Somebody please give Shelisha Coleman a big fat raise.
The Agency for Health Care Administration’s (AHCA) high profile flack works hard duty playing hardball with some of Florida’s best reporters, but makes tens of thousands of dollars less than men paid by taxpayers to tell tall tales about #Transparency.
Coleman had to drop a whopping load of horsefeathers on the Orlando Sentinel last week in a laughable effort to justify AHCA’s unlawful redactions to public records.
Taking up the cause of families who love their grandparents, reporter Kate Santich asked AHCA to explain why inspection reports are being scrubbed of “dates, places and pivotal words” that make it possible to gauge the quality and safety of Florida’s nursing homes.
People who pay attention to Transparency and Accountability (T&A) in Florida had no trouble believing the attorney who told Santich “I’ve been looking at these reports for 20 years, and I know what they used to look like and what they look like now. It has become arbitrary and inconsistent what they redact — but I think it’s all part of a bigger purpose to confuse people and make the reports useless.”

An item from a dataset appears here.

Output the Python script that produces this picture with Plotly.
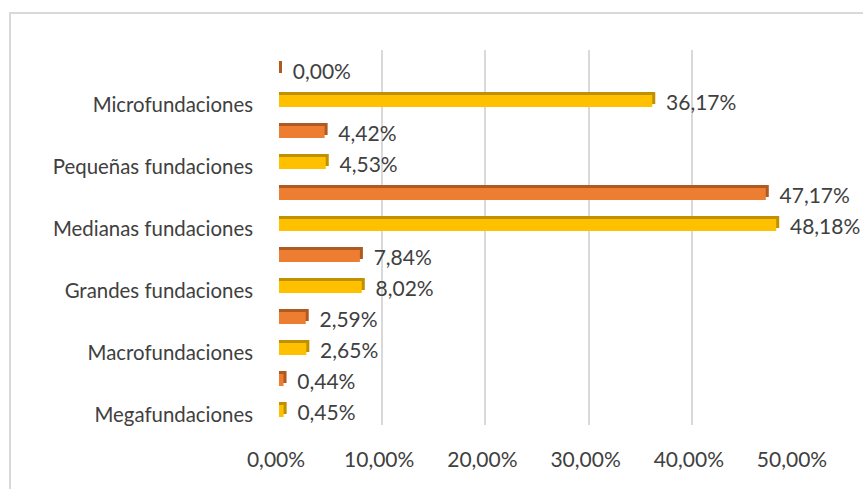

Like a lamb to the slaughter, Coleman was dispatched by her better-paid bosses to tell the Sentinel that state officials are merely trying to “provide additional protection of personal health information” as required by federal privacy laws.
After she stopped laughing, First Amendment Foundation President Barbara Petersen pointed out the holes in the rationalizations, prevarications and passive aggressive sandbagging served up by Coleman to justify AHCA’s “new redaction process.”
That new redaction process is good news for bad nursing homes. We can hope Santich’s story will embarrass the legislature into doing something about it. But don’t bet Grandpa’s life on it.